---- TASK INPUT

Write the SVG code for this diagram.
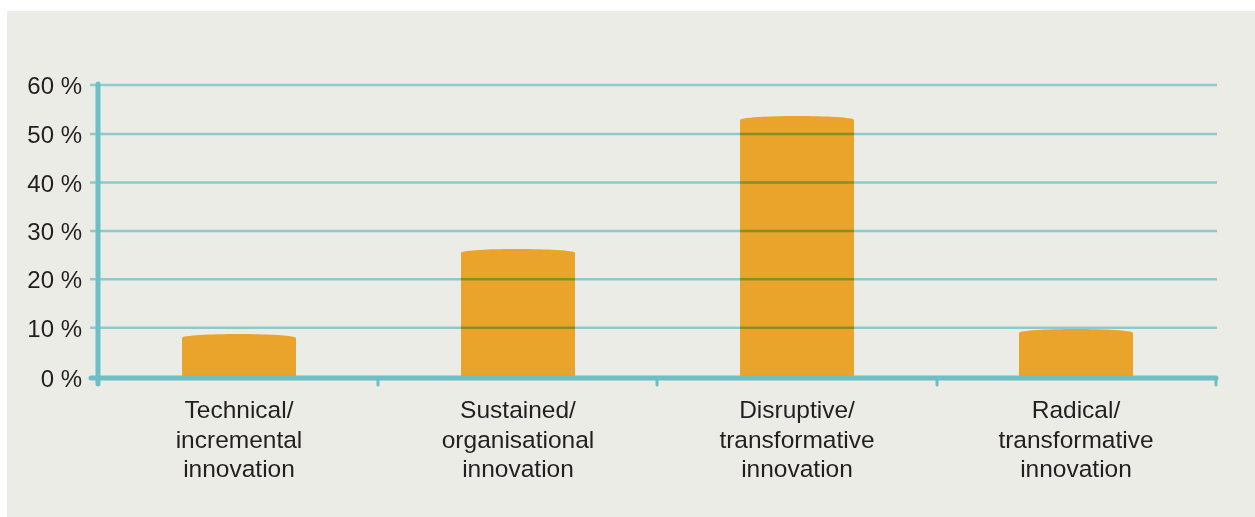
<svg xmlns="http://www.w3.org/2000/svg" width="1255" height="517" viewBox="0 0 1255 517">
<style>
.ylab{font-family:"Liberation Sans",Arial,sans-serif;font-size:24px;fill:#231f20;text-anchor:end}
.xlab{font-family:"Liberation Sans",Arial,sans-serif;font-size:24.5px;fill:#231f20;text-anchor:middle}
.grid{stroke:#99d9e2;stroke-width:2.6;mix-blend-mode:multiply;fill:none}
.bar{fill:#eaa42b}
.axis{stroke:#6dbec5;stroke-width:5;stroke-linecap:round;fill:none}
.tick{stroke:#6dbec5;stroke-width:3;stroke-linecap:round;fill:none}
</style>
<rect x="0" y="0" width="1255" height="517" fill="#ffffff"/>
<rect x="7" y="11" width="1248" height="506" fill="#ecece6"/>
<g id="bars">
<path id="bar-technical" class="bar" d="M182,378 V338 C182,332.7 296,332.7 296,338 V378 Z"/>
<path id="bar-sustained" class="bar" d="M461,378 V253 C461,247.7 575,247.7 575,253 V378 Z"/>
<path id="bar-disruptive" class="bar" d="M740,378 V120 C740,114.7 854,114.7 854,120 V378 Z"/>
<path id="bar-radical" class="bar" d="M1019,378 V333 C1019,327.7 1133,327.7 1133,333 V378 Z"/>
</g>
<g id="gridlines">
<line class="grid" x1="90" y1="85" x2="1217" y2="85"/>
<line class="grid" x1="90" y1="134" x2="1217" y2="134"/>
<line class="grid" x1="90" y1="182.5" x2="1217" y2="182.5"/>
<line class="grid" x1="90" y1="231" x2="1217" y2="231"/>
<line class="grid" x1="90" y1="279.3" x2="1217" y2="279.3"/>
<line class="grid" x1="90" y1="327.7" x2="1217" y2="327.7"/>
</g>
<g id="axes">
<line class="axis" x1="98" y1="84" x2="98" y2="384"/>
<line class="axis" x1="91" y1="378" x2="1216" y2="378"/>
<line class="tick" x1="378" y1="378" x2="378" y2="385"/>
<line class="tick" x1="657" y1="378" x2="657" y2="385"/>
<line class="tick" x1="937" y1="378" x2="937" y2="385"/>
<line class="tick" x1="1216" y1="378" x2="1216" y2="385"/>
</g>
<g id="y-labels">
<text class="ylab" x="82" y="94">60 %</text>
<text class="ylab" x="82" y="143">50 %</text>
<text class="ylab" x="82" y="191.5">40 %</text>
<text class="ylab" x="82" y="240">30 %</text>
<text class="ylab" x="82" y="288.3">20 %</text>
<text class="ylab" x="82" y="336.7">10 %</text>
<text class="ylab" x="82" y="387">0 %</text>
</g>
<g id="x-labels">
<text class="xlab" x="239" y="418">Technical/</text>
<text class="xlab" x="239" y="447.5">incremental</text>
<text class="xlab" x="239" y="477">innovation</text>
<text class="xlab" x="518" y="418">Sustained/</text>
<text class="xlab" x="518" y="447.5">organisational</text>
<text class="xlab" x="518" y="477">innovation</text>
<text class="xlab" x="797" y="418">Disruptive/</text>
<text class="xlab" x="797" y="447.5">transformative</text>
<text class="xlab" x="797" y="477">innovation</text>
<text class="xlab" x="1076" y="418">Radical/</text>
<text class="xlab" x="1076" y="447.5">transformative</text>
<text class="xlab" x="1076" y="477">innovation</text>
</g>
</svg>
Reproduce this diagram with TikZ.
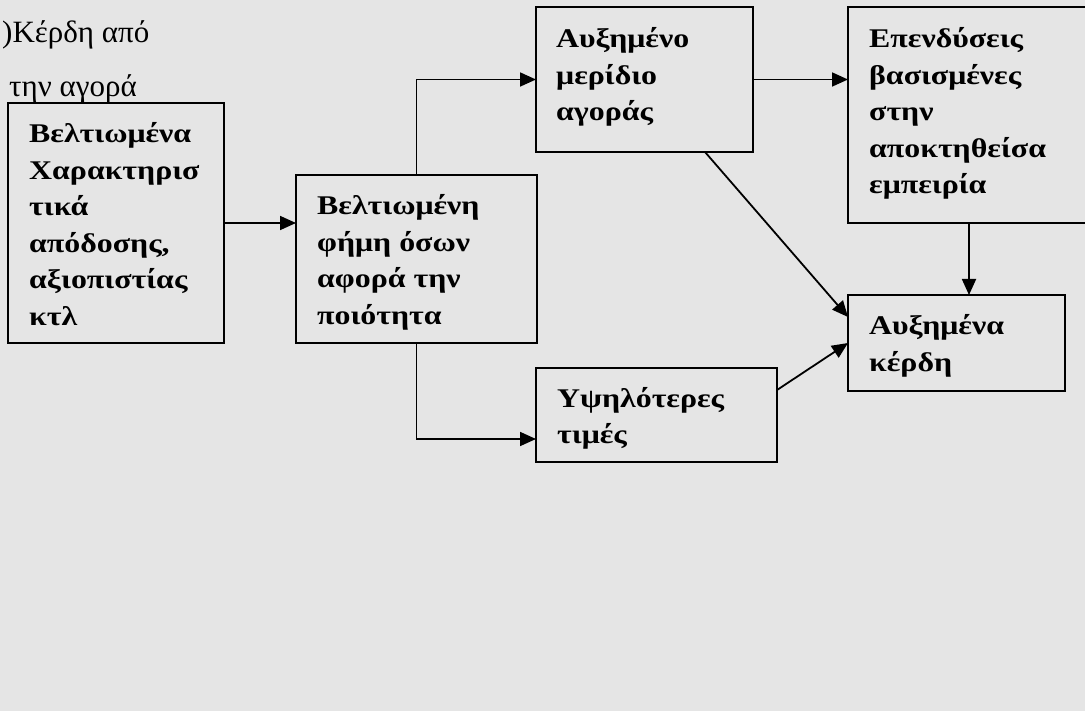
\documentclass[tikz,border=0pt]{standalone}
\usepackage{fontspec}
\setmainfont{Liberation Serif}
\newfontfamily\boxfont[FakeStretch=1.18]{Liberation Serif}
\usetikzlibrary{arrows.meta,calc}
\definecolor{bg}{RGB}{229,229,229}
\tikzset{
  box/.style={draw=black, line width=1.8pt, anchor=north west, inner sep=0pt, outer sep=0pt},
  lbl/.style={anchor=base west, inner sep=0pt, font=\boxfont\fontsize{27}{36.5}\selectfont\bfseries},
  plain/.style={anchor=base west, inner sep=0pt, font=\fontsize{31}{36}\selectfont},
  arr/.style={line width=1.8pt, -{Triangle[length=16pt,width=14pt]}},
}
\newcommand\Ln[1]{\hbox{#1}}
\begin{document}
\begin{tikzpicture}[x=1pt,y=-1pt]
\useasboundingbox (0,0) rectangle (1085,711);
\clip (0,0) rectangle (1085,711);
\fill[bg] (0,0) rectangle (1085,711);

% top-left text
\node[plain] (t1) at (2,43) {)Κέρδη από};
\node[plain] (t2) at (9,97) {την αγορά};

% boxes
\node[box, minimum width=216pt, minimum height=240pt] (A) at (8,103) {};
\node[box, minimum width=241pt, minimum height=168pt] (B) at (296,175) {};
\node[box, minimum width=217pt, minimum height=145pt] (C) at (536,7) {};
\node[box, minimum width=260pt, minimum height=216pt] (D) at (848,7) {};
\node[box, minimum width=217pt, minimum height=96pt] (E) at (848,295) {};
\node[box, minimum width=241pt, minimum height=94pt] (F) at (536,368) {};

% labels
\node[lbl] (tA) at ($(A.north west)+(21,40)$) {\vtop{\Ln{Βελτιωμένα}\Ln{Χαρακτηρισ}\Ln{τικά}\Ln{απόδοσης,}\Ln{αξιοπιστίας}\Ln{κτλ}}};
\node[lbl] (tB) at ($(B.north west)+(21,40)$) {\vtop{\Ln{Βελτιωμένη}\Ln{φήμη όσων}\Ln{αφορά την}\Ln{ποιότητα}}};
\node[lbl] (tC) at ($(C.north west)+(20,41)$) {\vtop{\Ln{Αυξημένο}\Ln{μερίδιο}\Ln{αγοράς}}};
\node[lbl] (tD) at ($(D.north west)+(21,41)$) {\vtop{\Ln{Επενδύσεις}\Ln{βασισμένες}\Ln{στην}\Ln{αποκτηθείσα}\Ln{εμπειρία}}};
\node[lbl] (tE) at ($(E.north west)+(21,40)$) {\vtop{\Ln{Αυξημένα}\Ln{κέρδη}}};
\node[lbl] (tF) at ($(F.north west)+(21,39)$) {\vtop{\Ln{Υψηλότερες}\Ln{τιμές}}};

% connectors
\draw[arr] (A.east) -- (A.east -| B.west);
\draw[arr] (B.north) |- (C.west);
\coordinate (f1) at ($(F.north west)+(0,71)$);
\draw[arr] (B.south) |- (f1);
\draw[arr] (C.east) -- (C.east -| D.west);
\coordinate (c1) at ($(C.south west)+(169,0)$);
\coordinate (e1) at ($(E.north west)+(0,22)$);
\draw[arr] (c1) -- (e1);
\coordinate (f2) at ($(F.north east)+(0,22)$);
\draw[arr] (f2) -- (E.west);
\coordinate (d1) at ($(D.south west)+(121,0)$);
\draw[arr] (d1) -- (d1 |- E.north);
\end{tikzpicture}
\end{document}
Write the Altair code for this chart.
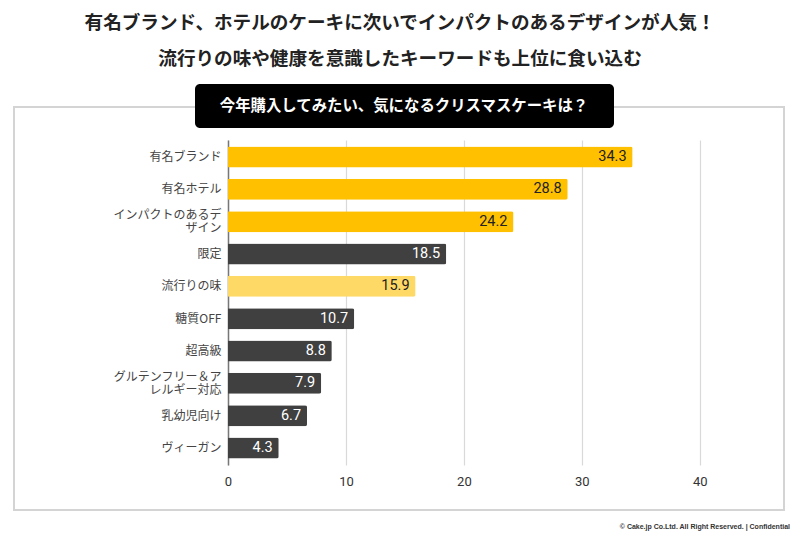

--------

DIRECTIONS :: In the listing, find each line with the string "diagram" and copy it.

SOLVED EXERCISE ::
Write the SVG code for this diagram.
Reproduce this diagram with TikZ.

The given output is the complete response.